A jubilant Chairman of the ISRO G Madhavan Nair is not wrong when he says, “We have traveled all the way to the Moon. It has been favourable to us. MIP has given the Moon to India.” It is not out of place to mention that the day for the landing of the MIP was chosen on November 14 which is the 119th birth anniversary of the first Prime Minister of India Pandit Jawaharlal Nehru which is observed as Children’s Day across the nation.

The primary objective of the MIP is to demonstrate the technology required for landing a probe at the predestinated location on the Moon. The probe will help qualify some of the technologies related to future soft landing missions.

It is really being described as an inspirational and momentous achievement for space scientists to take the country to a leadership position in space probes and technology. It must be recalled that the mission which was first announced by the then Prime Minister Atal Bihari Vajpayee in his Independence Day Speech from the ramparts of  the historic Red Fort on August  15,2003, cost the nation 86 million USD which is much less than the price of a Boeing 737 aircraft! Such an exercise has not been accomplished with a very high degree of success by other countries. It is creditable that it is an achievement in that the ISRO has been successful in its very first attempt. For some other some space agencies, success in sending missions to the Moon came after initial disasters at the cost of their national exchequers.

After the commendable success achieved, ISRO is justified in deciding to go ahead with the Chandrayaan II Mission in 2012, the second mission to the Moon which will have a lander and a robot that will probe the Moon’s surface in greater detail. ISRO is keen on undertaking other missions to Mars and the Sun, knowledge about which remains minimal. The Government should not hesitate to provide adequate funds for the proposed projects intended to considerably add to our scientific knowledge and help India remain in the forefront of science and technology. The missions will enrich our knowledge about the solar system and the planet and also enable humankind to manage the planetary resources much better than at present.

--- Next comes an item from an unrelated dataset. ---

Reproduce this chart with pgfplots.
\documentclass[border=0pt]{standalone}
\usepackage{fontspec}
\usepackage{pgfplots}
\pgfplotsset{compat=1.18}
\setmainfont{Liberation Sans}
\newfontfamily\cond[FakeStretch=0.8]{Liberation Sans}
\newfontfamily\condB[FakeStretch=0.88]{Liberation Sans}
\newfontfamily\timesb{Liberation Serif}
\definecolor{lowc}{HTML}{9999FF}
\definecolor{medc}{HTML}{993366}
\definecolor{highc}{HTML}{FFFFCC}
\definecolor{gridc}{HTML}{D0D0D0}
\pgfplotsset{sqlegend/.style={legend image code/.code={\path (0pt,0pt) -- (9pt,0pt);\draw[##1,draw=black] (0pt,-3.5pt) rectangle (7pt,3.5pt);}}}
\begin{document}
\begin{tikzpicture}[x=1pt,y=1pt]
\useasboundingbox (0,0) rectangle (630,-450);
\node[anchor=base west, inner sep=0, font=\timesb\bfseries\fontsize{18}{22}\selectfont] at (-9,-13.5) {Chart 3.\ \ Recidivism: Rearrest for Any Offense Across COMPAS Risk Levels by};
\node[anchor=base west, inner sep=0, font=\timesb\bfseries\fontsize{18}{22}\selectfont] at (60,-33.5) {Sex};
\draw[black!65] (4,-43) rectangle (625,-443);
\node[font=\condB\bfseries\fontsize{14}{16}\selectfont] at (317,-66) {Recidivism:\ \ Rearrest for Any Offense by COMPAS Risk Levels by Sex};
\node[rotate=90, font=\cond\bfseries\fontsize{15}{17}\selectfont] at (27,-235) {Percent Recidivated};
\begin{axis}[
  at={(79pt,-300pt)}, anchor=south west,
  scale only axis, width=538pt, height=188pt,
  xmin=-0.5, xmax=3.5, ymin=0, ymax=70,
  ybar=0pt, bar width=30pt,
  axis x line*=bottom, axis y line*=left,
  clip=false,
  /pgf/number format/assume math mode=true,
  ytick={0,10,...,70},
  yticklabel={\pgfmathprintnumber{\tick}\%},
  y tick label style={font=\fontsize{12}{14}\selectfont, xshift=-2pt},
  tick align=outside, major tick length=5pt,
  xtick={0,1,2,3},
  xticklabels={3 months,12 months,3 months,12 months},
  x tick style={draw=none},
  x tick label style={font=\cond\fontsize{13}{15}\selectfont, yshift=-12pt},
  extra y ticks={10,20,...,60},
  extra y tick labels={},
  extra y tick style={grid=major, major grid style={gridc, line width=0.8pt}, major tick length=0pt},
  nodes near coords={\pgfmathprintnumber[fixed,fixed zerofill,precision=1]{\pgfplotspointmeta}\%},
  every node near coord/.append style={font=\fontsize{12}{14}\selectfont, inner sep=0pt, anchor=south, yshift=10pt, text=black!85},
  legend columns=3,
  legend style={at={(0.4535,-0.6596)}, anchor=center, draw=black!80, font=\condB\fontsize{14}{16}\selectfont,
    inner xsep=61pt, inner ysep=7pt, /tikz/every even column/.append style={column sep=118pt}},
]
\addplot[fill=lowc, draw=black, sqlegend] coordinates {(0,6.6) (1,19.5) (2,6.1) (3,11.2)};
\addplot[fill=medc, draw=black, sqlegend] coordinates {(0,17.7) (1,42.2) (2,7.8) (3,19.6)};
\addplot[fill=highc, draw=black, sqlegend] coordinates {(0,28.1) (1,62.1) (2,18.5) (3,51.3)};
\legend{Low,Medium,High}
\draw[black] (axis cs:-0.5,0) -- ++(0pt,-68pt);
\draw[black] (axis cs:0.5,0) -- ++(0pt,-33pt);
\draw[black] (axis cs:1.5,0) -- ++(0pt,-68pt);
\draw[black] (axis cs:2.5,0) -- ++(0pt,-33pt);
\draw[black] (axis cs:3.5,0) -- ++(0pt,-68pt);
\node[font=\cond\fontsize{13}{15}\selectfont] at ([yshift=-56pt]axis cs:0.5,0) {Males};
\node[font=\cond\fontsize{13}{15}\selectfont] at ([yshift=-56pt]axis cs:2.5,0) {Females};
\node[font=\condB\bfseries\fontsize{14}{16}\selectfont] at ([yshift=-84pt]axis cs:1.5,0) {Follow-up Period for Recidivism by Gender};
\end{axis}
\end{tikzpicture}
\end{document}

Its success will open up tremendous business opportunities for ISRO. It will lead to sophistication of the Indian space system like INSAT and IRS and help better communication systems, improve  forecasting weather condition, agricultural and allied activities as well as Research and Development (R&D) in various sectors of the economy. India will be in a position to produce better and more sophisticated satellites which could be used to improve the quality of life for the people and the country can maybe sell these in the international market where there is a great demand for them. The success of Chandrayaan I is also significant since it has been conceived and undertaken in the spirit of international cooperation among the space scientific community. While the launch vehicle and the lunar orbiter have been indigenously built, Russia has provided the landing module and the Moon Rover to bring soil from the moon to the earth.

Applauding the achievement, former President of India, Dr APJ Abdul Kalam, a noted rocket scientists who had conceived the MIP, said that the landing of the MIP will kindle a dream in all children. In one and a half decades, “I would like to see an Indian on the moon. The moon will be a strategic and economic complex for India in the near future,” he said.

This is the major objective of India’s first ever odyssey to the Moon and there is no reason why it will not be successful. The Indian political establishment, irrespective of ideologies, should extend unstinted cooperation to the scientific community without any interference in their mission if they are interested in advancing the country in the sphere of science and technology.

By 2020 when the United States and Russia plan to set up bases on the Moon, India definitely will be in a position to put a human being on the earth’s nearest satellite. Hats off to the ISRO!!!